Other people can be very imperfect, very limited reflective surfaces. From them we try to piece together a self-image. But if we don’t know that these reflections are so imperfect, the self-image we infer from them will be horribly distorted.

Children who grow up with abuse, neglect, or dysfunction are often said to be damaged by their up-bringing, and in a sense that is true. But it’s important to also recognise the nature of that damage.

A significant portion of the damage is contained in a distorted self-image, inferred from a face-value perspective of their formative relationships.

Why is this damaging?

Because if the people closest to you — the ones who know you best — treat you badly, then the face-value explanation is that you don’t deserve any better than this bad treatment.

If the people closest to you betray, humiliate, threaten, or harm you, then either there’s something wrong with them, or there’s something wrong with you.

The truth is that there’s something wrong with them, but children lack the knowledge and experience to understand this. They take the other option by default, thinking that they must somehow deserve, or even inspire such awful treatment.

Imagine how awful that must be: to feel that the people who know you, the people you depend on, the only ones you can depend on, react with displeasure, anger, envy, ridicule, neglect, or a hundred other foul responses to you; and to have no other way to explain it than to conclude that these must be honest, authentic responses to who you really are.

The truth though, is that children do not inspire such responses from healthy, happy, sane people. Generation after generation act out their own damaged formation on their children, and the dysfunction is passed down like a curse, like original sin.

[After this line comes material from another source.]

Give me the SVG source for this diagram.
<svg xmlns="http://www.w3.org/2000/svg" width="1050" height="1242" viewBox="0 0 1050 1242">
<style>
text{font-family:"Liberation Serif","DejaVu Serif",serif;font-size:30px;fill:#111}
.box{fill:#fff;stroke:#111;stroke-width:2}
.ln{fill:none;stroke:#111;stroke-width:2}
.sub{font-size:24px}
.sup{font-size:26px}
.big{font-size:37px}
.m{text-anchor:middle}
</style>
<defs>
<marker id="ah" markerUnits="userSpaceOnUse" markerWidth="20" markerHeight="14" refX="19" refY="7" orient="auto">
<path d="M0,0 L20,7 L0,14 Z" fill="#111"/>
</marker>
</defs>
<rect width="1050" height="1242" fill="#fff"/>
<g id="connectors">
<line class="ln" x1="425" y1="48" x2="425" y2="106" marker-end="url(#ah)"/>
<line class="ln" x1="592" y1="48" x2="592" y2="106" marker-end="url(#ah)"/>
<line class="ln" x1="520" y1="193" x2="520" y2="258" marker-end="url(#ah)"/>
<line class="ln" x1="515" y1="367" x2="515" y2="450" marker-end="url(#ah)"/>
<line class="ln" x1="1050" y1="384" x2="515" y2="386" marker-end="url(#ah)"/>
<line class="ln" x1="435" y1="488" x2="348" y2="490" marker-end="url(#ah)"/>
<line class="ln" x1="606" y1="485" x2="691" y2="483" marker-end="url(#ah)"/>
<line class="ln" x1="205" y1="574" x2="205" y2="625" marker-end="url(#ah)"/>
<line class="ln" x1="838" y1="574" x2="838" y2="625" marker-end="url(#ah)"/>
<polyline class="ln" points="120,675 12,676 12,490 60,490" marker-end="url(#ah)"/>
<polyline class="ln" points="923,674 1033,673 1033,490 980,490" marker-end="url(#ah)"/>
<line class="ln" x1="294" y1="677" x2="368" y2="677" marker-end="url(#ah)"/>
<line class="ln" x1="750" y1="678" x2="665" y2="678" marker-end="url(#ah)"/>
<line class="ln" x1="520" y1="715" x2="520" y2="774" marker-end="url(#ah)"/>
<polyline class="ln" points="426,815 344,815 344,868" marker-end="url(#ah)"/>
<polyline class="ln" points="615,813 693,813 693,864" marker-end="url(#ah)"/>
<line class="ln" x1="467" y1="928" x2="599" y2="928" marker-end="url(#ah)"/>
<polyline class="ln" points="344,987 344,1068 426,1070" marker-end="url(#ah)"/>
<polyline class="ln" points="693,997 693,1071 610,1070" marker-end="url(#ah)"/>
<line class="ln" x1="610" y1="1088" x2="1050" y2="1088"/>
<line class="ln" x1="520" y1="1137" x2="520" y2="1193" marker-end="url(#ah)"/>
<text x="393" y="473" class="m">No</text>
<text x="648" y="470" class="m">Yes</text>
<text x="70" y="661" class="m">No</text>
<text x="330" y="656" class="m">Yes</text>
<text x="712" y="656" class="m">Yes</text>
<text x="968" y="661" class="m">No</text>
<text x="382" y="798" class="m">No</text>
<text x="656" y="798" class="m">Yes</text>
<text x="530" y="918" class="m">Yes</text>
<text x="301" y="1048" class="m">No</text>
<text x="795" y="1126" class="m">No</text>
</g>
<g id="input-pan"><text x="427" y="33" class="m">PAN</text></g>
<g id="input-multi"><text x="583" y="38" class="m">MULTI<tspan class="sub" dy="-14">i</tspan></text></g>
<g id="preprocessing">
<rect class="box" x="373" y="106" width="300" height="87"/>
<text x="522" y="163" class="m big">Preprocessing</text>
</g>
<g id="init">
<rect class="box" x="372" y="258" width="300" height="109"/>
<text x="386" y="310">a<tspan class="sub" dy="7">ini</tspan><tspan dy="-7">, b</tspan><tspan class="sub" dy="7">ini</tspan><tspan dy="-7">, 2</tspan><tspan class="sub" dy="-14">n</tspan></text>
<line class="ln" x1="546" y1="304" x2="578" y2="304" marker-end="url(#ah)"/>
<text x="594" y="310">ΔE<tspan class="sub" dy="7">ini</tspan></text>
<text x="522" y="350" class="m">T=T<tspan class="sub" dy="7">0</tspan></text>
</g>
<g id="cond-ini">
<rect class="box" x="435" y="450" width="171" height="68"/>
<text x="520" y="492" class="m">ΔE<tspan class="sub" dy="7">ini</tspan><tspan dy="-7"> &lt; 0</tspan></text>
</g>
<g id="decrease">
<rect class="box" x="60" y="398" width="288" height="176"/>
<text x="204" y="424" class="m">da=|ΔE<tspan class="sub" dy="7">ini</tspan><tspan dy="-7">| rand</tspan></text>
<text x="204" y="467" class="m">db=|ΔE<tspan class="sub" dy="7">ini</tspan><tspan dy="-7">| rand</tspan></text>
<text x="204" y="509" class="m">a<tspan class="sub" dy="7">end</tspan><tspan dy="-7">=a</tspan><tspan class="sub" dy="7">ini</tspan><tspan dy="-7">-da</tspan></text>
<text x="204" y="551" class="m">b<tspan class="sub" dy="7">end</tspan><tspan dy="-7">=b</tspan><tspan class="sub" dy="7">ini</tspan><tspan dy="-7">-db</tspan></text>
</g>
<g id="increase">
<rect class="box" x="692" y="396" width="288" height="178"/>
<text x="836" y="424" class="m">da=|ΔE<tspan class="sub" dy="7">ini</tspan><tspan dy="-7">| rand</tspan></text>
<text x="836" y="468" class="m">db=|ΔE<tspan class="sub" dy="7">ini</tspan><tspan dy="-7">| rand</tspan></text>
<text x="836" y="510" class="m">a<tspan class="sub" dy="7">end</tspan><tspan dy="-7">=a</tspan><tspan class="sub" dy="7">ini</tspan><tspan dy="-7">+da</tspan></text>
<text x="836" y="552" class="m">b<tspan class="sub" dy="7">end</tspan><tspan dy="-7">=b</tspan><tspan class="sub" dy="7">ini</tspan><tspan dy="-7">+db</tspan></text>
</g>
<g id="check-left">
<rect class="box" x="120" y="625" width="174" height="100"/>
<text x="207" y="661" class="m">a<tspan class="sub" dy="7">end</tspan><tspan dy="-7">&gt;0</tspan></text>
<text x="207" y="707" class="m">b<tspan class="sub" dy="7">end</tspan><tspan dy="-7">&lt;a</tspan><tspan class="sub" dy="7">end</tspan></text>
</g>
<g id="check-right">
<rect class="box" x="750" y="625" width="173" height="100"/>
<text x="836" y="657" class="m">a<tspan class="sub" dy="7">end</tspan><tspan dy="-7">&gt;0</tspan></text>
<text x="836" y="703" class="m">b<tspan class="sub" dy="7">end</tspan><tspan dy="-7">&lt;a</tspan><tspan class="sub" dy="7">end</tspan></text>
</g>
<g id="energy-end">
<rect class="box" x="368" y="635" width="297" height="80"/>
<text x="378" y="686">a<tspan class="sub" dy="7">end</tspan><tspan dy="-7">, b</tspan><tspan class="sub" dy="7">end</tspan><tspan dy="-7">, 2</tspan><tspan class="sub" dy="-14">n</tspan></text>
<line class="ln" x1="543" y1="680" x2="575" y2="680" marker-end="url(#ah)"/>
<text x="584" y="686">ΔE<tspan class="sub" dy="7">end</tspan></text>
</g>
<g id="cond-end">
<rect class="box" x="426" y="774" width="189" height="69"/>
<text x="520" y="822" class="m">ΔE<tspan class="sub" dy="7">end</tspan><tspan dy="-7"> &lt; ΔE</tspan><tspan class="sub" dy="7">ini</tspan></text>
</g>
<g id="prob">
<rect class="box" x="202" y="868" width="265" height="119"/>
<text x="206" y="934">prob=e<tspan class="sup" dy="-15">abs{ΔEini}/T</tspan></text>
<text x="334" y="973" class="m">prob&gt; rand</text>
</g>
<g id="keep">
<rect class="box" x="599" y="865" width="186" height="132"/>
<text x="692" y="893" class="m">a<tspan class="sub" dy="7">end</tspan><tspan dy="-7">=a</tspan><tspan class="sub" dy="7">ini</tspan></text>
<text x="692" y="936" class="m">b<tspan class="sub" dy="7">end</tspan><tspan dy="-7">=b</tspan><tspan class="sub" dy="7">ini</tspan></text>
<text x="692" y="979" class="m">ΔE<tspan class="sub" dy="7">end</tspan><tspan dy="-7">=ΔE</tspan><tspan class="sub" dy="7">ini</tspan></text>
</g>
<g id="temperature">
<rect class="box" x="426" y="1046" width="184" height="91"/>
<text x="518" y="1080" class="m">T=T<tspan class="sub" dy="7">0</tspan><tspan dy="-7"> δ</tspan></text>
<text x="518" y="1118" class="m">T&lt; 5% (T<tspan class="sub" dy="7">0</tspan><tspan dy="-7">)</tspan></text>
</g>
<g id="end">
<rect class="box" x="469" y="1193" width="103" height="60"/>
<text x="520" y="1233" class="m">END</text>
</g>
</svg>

The fact is that most of us don’t really know who we are, because our self-image is inferred from our relationships with others, with the childhood assumption that the feedback we receive from others is honest and authentic.

It’s not.

People don’t really know you. And if your self-image is formed from their flawed and selfish responses to you, then you don’t really know yourself either.

Granted, there are moments of real knowledge and real insight and authentic relationship, but that doesn’t mean the whole can be taken at face-value, especially where there is abuse, neglect, and the kind of dysfunction we might only recognise as mature adults.

I think this is where the desire to know our real self, our inner self comes from. It’s a desire to break from the conventions and continuity that has shaped our false self.

Whether we intend it or not, this desire seems to lead to the deeper self-reflection of the mystics, sages, and saints. The people who have realised the falseness of their conditioned, inauthentic self-image and gone looking for whatever truth lies beneath it.

Incidentally, this is why orthodox Christianity teaches that Mary was preserved from original sin, kept immune from it. So pervasive is the effect of our inherited dysfunction that it required divine intervention to preserve a single human from it.

In this context, it implies Mary’s relationship with God preserved her from a psychological formation corrupted in untold ways by the defects of her own parents. Original sin is more than just bad parental modelling, but the two are intimately related in light of our relationship with God.

These ideas — inherited dysfunction, a false self, a true self, an unfulfilled relationship with God — put into context the need to be “born again” in the model of Christ. In that sense, the symbolism of the incarnation — God born as a child in the humility of a stable — represents the divine born in us.

We hear of being “born again in Christ” so much from a particular brand of Protestant culture, but the mystical tradition speaks of Christ being born in us. As Angelus Silesius, a Franciscan mystic and poet wrote:

“Christ could be born a thousand times in Bethlehem – but all in vain until He is born in me.”